The Columbia Club now has 15 years to pay off the $5 million in remaining principal, at 5.5-percent interest. And it hopes to take advantage of the loan's provision for no prepayment penalty.
The financial situation was never as dire as Columbia Club's IRS statements show, van Wijk and his staff say.
Most of the losses stem from annual depreciation of $800,000 on the building, which was built in 1925. Set depreciation aside, and the club has relatively strong cash flow. And even with depreciation, the Columbia Club managed $120,000 in profit when it closed the books on the fiscal year that ended last month.
But the Columbia Club's aging building has a litany of problems. The plumbing is poor. So is the electrical infrastructure. The roof leaks in spots. The heating and cooling system needs an upgrade.

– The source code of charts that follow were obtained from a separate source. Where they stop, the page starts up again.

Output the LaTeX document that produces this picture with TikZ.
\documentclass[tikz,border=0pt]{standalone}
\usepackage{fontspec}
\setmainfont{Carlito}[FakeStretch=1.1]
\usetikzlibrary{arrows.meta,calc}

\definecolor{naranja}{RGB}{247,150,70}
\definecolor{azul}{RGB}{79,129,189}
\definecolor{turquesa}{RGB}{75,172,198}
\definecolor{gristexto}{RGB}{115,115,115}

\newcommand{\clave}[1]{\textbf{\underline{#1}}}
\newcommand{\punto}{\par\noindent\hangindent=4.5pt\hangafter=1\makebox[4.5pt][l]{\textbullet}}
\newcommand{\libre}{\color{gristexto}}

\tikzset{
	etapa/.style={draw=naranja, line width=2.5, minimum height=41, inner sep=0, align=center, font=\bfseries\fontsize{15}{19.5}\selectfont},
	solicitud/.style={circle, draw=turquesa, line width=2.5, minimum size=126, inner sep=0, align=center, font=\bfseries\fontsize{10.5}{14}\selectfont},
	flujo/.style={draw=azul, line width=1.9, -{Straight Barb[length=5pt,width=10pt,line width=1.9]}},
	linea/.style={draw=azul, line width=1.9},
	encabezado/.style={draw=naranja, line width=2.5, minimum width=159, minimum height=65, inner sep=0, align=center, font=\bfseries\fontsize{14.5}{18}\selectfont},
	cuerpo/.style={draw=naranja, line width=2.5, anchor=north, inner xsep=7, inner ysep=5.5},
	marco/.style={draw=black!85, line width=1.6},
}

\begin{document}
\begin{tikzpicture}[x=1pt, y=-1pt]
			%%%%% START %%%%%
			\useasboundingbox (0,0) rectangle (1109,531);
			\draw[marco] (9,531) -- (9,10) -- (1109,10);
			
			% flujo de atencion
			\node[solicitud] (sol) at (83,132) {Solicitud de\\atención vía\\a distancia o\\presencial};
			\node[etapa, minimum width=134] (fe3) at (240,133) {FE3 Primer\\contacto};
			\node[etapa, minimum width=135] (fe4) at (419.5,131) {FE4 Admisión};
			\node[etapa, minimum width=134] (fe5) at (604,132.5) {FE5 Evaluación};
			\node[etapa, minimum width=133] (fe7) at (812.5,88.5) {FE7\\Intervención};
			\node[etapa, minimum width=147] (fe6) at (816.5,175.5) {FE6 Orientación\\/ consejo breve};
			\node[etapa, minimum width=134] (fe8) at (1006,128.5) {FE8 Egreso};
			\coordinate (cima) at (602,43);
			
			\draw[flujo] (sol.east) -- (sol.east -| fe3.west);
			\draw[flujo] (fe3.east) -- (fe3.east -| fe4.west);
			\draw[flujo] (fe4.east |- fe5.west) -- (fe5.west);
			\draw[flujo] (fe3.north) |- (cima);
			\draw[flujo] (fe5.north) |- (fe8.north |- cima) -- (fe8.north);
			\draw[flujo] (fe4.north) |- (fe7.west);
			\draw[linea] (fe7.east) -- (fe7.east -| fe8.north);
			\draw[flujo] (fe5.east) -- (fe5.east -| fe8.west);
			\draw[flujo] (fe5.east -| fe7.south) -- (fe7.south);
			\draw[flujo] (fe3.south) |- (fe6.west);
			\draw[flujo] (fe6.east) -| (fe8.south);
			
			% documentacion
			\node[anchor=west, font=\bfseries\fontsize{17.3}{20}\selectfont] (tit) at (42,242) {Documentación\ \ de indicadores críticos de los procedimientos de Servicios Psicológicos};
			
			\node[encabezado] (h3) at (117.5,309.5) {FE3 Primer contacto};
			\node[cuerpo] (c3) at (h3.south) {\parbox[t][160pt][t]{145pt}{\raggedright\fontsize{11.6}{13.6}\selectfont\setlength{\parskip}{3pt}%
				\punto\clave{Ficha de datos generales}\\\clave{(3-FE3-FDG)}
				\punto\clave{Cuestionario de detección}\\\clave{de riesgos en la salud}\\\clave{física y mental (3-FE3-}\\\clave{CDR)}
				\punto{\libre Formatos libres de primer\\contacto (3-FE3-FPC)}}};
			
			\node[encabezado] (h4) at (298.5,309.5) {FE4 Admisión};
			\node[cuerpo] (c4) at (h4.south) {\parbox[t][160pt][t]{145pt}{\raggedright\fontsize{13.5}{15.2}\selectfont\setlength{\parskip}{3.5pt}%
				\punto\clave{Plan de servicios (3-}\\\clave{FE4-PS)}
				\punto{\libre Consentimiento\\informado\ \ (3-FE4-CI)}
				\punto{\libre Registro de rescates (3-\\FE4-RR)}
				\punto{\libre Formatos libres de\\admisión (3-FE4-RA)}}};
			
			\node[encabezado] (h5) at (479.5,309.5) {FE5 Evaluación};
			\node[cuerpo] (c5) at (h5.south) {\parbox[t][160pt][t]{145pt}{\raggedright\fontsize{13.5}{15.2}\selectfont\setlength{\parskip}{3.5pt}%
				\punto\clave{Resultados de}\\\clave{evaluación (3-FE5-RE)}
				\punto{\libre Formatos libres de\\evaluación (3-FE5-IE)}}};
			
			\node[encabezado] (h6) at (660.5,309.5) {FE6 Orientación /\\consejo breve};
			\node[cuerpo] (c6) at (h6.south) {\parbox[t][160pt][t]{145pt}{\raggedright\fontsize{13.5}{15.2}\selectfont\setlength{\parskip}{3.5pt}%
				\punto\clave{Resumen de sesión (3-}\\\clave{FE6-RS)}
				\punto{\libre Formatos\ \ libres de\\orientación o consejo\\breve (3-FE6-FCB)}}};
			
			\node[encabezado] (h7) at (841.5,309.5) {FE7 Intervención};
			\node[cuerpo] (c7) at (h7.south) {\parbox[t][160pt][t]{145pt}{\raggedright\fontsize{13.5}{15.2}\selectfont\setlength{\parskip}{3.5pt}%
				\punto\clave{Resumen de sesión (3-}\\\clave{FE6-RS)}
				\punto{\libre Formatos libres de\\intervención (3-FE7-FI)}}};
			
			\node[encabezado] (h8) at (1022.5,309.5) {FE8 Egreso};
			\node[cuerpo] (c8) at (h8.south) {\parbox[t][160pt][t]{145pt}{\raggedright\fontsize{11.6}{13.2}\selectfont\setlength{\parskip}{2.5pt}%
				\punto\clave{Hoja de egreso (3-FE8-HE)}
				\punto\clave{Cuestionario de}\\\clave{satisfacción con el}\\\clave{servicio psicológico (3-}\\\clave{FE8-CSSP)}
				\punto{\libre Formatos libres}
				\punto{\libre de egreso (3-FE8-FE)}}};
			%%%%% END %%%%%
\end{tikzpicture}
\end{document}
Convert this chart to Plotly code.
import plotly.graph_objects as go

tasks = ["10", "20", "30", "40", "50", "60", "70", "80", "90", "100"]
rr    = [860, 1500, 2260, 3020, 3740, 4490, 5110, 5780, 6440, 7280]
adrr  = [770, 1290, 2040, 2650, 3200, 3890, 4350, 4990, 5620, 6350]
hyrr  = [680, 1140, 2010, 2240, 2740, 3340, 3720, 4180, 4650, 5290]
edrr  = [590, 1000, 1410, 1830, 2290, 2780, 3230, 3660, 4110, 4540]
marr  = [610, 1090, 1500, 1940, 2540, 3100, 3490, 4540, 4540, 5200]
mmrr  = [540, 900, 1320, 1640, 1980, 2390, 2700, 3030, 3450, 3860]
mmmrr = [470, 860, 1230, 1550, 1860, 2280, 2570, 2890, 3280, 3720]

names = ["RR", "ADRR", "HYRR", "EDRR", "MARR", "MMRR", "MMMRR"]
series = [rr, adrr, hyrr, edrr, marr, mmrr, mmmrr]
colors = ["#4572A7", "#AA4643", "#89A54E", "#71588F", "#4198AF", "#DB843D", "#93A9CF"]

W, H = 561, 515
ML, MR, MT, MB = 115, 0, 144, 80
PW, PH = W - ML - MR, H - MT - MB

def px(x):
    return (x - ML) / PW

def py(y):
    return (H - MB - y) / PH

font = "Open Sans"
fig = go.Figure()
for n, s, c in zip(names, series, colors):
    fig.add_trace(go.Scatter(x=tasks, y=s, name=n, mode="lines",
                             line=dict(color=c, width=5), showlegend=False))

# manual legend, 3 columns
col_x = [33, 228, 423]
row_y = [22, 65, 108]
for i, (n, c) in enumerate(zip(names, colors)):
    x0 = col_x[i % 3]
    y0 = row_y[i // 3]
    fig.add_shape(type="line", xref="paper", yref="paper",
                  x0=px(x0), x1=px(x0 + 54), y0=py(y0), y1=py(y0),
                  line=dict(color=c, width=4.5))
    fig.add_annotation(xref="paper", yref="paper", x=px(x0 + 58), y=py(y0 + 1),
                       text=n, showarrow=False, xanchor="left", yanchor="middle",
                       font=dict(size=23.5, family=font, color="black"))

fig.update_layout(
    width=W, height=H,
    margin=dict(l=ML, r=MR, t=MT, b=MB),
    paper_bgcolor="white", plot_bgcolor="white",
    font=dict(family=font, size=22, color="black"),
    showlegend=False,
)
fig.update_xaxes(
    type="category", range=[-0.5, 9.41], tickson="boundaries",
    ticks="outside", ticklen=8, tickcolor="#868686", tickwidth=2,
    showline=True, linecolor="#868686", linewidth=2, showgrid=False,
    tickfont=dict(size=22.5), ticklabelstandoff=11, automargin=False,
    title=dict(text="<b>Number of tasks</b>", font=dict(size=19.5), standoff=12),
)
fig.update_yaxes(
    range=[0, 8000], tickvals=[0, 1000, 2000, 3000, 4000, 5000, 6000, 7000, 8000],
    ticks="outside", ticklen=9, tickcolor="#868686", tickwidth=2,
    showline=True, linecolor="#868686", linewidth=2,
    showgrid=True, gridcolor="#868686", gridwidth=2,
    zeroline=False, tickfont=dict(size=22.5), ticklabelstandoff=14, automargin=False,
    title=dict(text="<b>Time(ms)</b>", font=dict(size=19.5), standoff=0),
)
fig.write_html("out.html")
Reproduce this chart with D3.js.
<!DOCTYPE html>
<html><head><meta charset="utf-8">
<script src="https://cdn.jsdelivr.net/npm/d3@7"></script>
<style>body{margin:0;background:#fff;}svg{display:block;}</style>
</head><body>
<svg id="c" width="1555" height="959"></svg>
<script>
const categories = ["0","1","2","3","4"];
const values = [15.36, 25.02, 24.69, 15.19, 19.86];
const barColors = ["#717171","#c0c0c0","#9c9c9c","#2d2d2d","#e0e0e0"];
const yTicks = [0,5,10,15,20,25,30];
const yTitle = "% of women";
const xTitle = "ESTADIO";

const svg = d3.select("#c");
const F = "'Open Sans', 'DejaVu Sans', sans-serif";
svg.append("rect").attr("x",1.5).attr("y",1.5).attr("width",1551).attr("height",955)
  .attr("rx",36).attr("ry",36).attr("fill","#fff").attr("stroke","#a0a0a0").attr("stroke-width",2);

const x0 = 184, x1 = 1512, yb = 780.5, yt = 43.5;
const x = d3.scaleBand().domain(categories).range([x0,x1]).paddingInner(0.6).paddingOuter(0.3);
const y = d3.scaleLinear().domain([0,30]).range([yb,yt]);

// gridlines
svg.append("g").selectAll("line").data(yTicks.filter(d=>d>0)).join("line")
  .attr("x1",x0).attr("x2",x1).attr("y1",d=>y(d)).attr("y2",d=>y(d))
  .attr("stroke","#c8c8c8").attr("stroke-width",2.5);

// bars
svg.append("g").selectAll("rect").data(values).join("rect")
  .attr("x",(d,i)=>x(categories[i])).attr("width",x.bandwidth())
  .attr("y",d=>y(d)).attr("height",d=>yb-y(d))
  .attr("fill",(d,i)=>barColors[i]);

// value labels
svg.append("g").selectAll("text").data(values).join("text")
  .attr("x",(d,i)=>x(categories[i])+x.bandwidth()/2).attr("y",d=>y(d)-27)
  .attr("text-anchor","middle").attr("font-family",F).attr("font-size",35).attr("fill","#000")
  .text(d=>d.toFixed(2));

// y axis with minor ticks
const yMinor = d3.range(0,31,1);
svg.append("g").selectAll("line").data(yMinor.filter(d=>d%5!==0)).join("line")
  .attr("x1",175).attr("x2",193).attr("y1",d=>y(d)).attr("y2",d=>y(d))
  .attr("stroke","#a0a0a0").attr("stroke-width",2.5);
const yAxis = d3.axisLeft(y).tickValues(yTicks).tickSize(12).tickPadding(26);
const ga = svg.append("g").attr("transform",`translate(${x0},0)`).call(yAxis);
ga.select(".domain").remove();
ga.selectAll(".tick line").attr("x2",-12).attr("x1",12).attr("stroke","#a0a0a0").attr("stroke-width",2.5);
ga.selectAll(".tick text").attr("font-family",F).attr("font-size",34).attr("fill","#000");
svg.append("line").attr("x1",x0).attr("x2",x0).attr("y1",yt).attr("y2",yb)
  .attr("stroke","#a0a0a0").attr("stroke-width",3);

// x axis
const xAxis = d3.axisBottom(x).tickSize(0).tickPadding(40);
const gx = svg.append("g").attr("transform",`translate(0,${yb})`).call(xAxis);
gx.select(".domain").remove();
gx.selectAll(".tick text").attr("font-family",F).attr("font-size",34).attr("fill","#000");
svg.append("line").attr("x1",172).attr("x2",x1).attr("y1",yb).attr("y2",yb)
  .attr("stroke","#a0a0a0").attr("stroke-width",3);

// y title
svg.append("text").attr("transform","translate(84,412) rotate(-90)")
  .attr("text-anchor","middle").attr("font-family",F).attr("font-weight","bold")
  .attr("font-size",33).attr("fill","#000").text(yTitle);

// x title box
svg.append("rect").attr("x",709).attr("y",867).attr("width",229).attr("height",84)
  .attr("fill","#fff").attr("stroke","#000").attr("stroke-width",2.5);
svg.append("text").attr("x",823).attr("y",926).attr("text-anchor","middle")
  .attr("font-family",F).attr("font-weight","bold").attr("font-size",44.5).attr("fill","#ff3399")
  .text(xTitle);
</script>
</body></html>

Those problems eventually will be addressed, van Wijk said, but there are no immediate plans to borrow more money or kick off a fund-raising campaign from donors. Instead, improvements are being paid for out of club profits.
To boost them, van Wijk is concentrating on transforming the Columbia Club's staff into a crack team that's ready to help members at every turn--but that also knows how to elegantly keep its distance when not wanted.
Van Wijk has made several key hires to improve the staff. For example, Douglass Knopp, the Conrad Indianapolis' former chef, has moved over to run the kitchen.
The Columbia Club is putting finishing touches on a new first-floor restaurant, Harrison Bistro 121. Its affordable prices are designed to increase foot traffic. Lunch is under $10. Most dinner entrees range from $15 to $22, in line with the rest of the downtown market.
Improving services of every type is necessary to boost club profits. Only a third of the Columbia Club's roughly $7 million in revenue comes from dues. The majority can be traced to food and beverage sales, events and lodging.
Meanwhile, construction workers are busy with surface repairs. Furniture is being replaced. Walls painted. Rooms reshaped.
Eventually, van Wijk plans to knock out some of the walls in the club's 97 guest rooms, making them into 65 larger suites equipped with writing desks, WiFi and flat-screen TVs. He figures occupancy rates would leap from 55 percent to better than 70 percent. And the club could justify charging slightly higher rates.
Columbia Club Board President David Certo likes what he sees so far. Fresh flowers are displayed throughout the building. The food is better. There are more club events designed to appeal to a younger crowd, such as a recent outing to Chicago for a Cubs game. And most important, new members are signing up. The Columbia Club has attracted 45 in the last four months. Another 30 prospects are in the pipeline.
"The primary reason we had heard in the past for why people resigned was for not using the club enough," said Certo, a local attorney.
"By offering products people want, we won't only serve the members better, but we'll attract other people to come and enjoy what we enjoy so much."
The gains stem in part from creative membership incentives. In a promotional push, the Columbia Club has temporarily sliced its $3,000 initiation fee in half. The club also has done away with additional charges to use athletic equipment.
Van Wijk said such changes reflect the times. Wealthy folks still expect impeccable service for their dues. But there used to be waiting lists for membership at exclusive city clubs. Today, it takes strong word-of-mouth marketing to get members' friends into the building.
"Clubs used to wait to be approached by [potential] members," van Wijk said. "Those days are over."